I made a website for my photos
• 4 min read
Photography is a small hobby of mine, and I used to post some of my photos on photography websites like 500px. But, apart from blurry photos, on that site you get people liking your photos just because you liked theirs, and people following you just so that you follow them back: it’s basically like interacting with bots.
Not getting much from that experience, I’ve wanted to build a dedicated site for my photos for a while. It means I can make sure photos are displayed in the way I want, use modern image formats, and even go back and edit an old photo if I feel the sudden urge to.
That site has now been built, and the first version of it’s at photos.reupen.uk. It currently has 39 photos, including some better shots of the moon than I posted on here. The photos were all taken with the mirrorless or DSLR camera I had at the time (all Canon models).
Technical details
The rest of this post is fairly technical, so stop reading here if that doesn’t interest you.
What I used to build the site
I used a web framework called Astro for the site. I’ve used it before, and it’s nice and simple for static sites.
The <picture> HTML element is used for images. It allows multiple image sizes and formats to be provided, letting the web browser pick the most appropriate (based on factors like what it supports, the viewport size and the resolution of the screen). At the moment, I’m providing images in the AVIF and WebP formats. AVIF is by far the better format of the two for lossy images, but it’s still not supported in Microsoft Edge. WebP therefore serves as a fallback for Edge (and people using old versions of the other major browsers). (As an aside, I’m somewhat sceptical about WebP for photos based on these results, so I may decide to replace it with JPEG if it turns out there’s not much difference for my target file sizes.)
The original images are generally in RAW format, and processed and edited with a program like Adobe Lightroom. This meant that I needed an intermediate image format to save those edited RAW images in. I decided to use lossless WebP files, scaled down to fit within 3840x2160 (a common 4k resolution). Using a lossless format avoids lossy to lossy transcodes (and the associated problems) when converting the intermediate images into the various image sizes and formats used on the site. Lossless images do mean larger source images though, so I used Git Large File Storage (LFS) to keep the intermediate images under version control without the files themselves being in the Git repository.
During the site build process, the popular Sharp library is used to convert the lossless images into the lossy versions published on the site. (I’d like to get the source images in JPEG XL at some point, but that depends on JPEG XL support being enabled in Sharp out of the box.)
There’s always a snag
As is inevitable when writing software for the web, I ran into some curious problems along the way. One of those problems was a Chrome bug, where in a particular scenario it doesn’t reserve space for an image before it’s loaded, causing a layout shift. I ended up changing the layout of the image pages to avoid that.

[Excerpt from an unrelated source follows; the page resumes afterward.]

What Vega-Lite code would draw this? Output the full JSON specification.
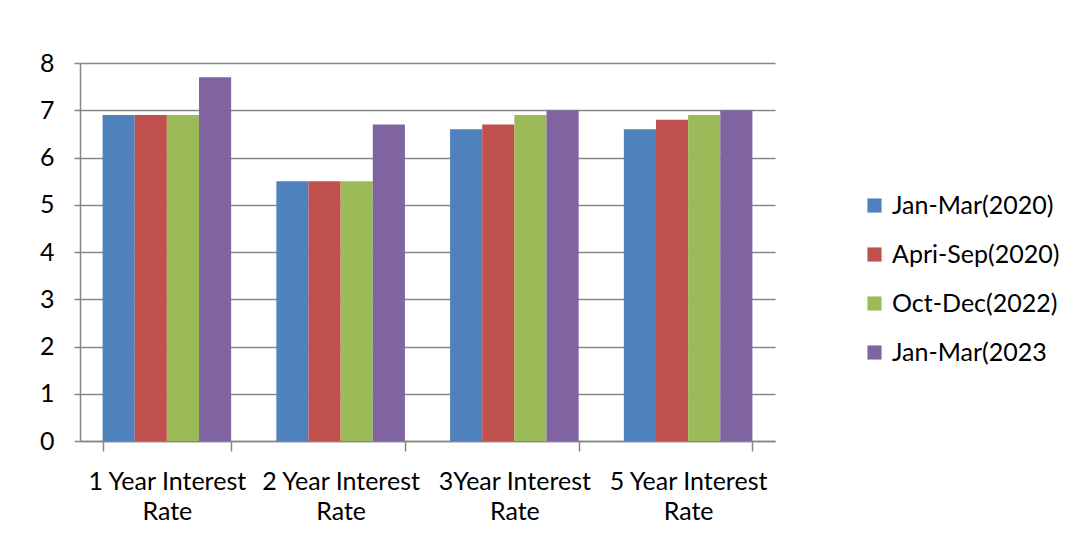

Another problem was that, by default, Sharp doesn’t embed ICC colour profiles in output images, and, also by default, Firefox doesn’t colour manage untagged images (images without an explicitly assigned colour profile). This wasn’t actually a problem for AVIF, as it has another simpler way of signalling colour spaces which Firefox is able to use. However, the colours of the output WebP images looked noticeably wrong in Firefox, and I didn’t want to risk someone visiting the site seeing that.
That problem was easy to solve – the
previously linked withMetadata
method
will make Sharp embed ICC profiles in output images, in turn making Firefox
display the images as expected in its default configuration. (It’s also worth
noting that the draft CSS Color Module Level 4 specification
requires untagged images to be treated as being in the sRGB colour space.)
I also, however, noticed that the colour I had chosen for links was displaying noticeably differently in Firefox and Chrome. I fixed that just for me by manually configuring my copy of Firefox to use full colour management. That brought colours in Firefox in line with Chrome and Edge (for text, untagged images and everything else). There is an open bug about enabling full colour management in Firefox by default (they tried once, and reverted it due to a bug with HTML canvas).
The last snag worth mentioning is that I quickly hit GitHub’s current 1 GiB-per-month download limit (archived page) for files stored using Git LFS. The free limit is being increased to 10 GiB, though, which will be more than enough for me when it happens (the changes were delayed at the last minute, with a new date not yet announced). I also made some changes to my GitHub Actions workflows and Dependabot configuration to minimise downloads of files stored using Git LFS. (It’s also worth mentioning that I’m not entirely in control of usage here, as if someone else pulls the LFS-managed files, it’ll count against my limit. That even applies in a fork.)
The code is public
There’s nothing secret about that site, so its source code is on GitHub.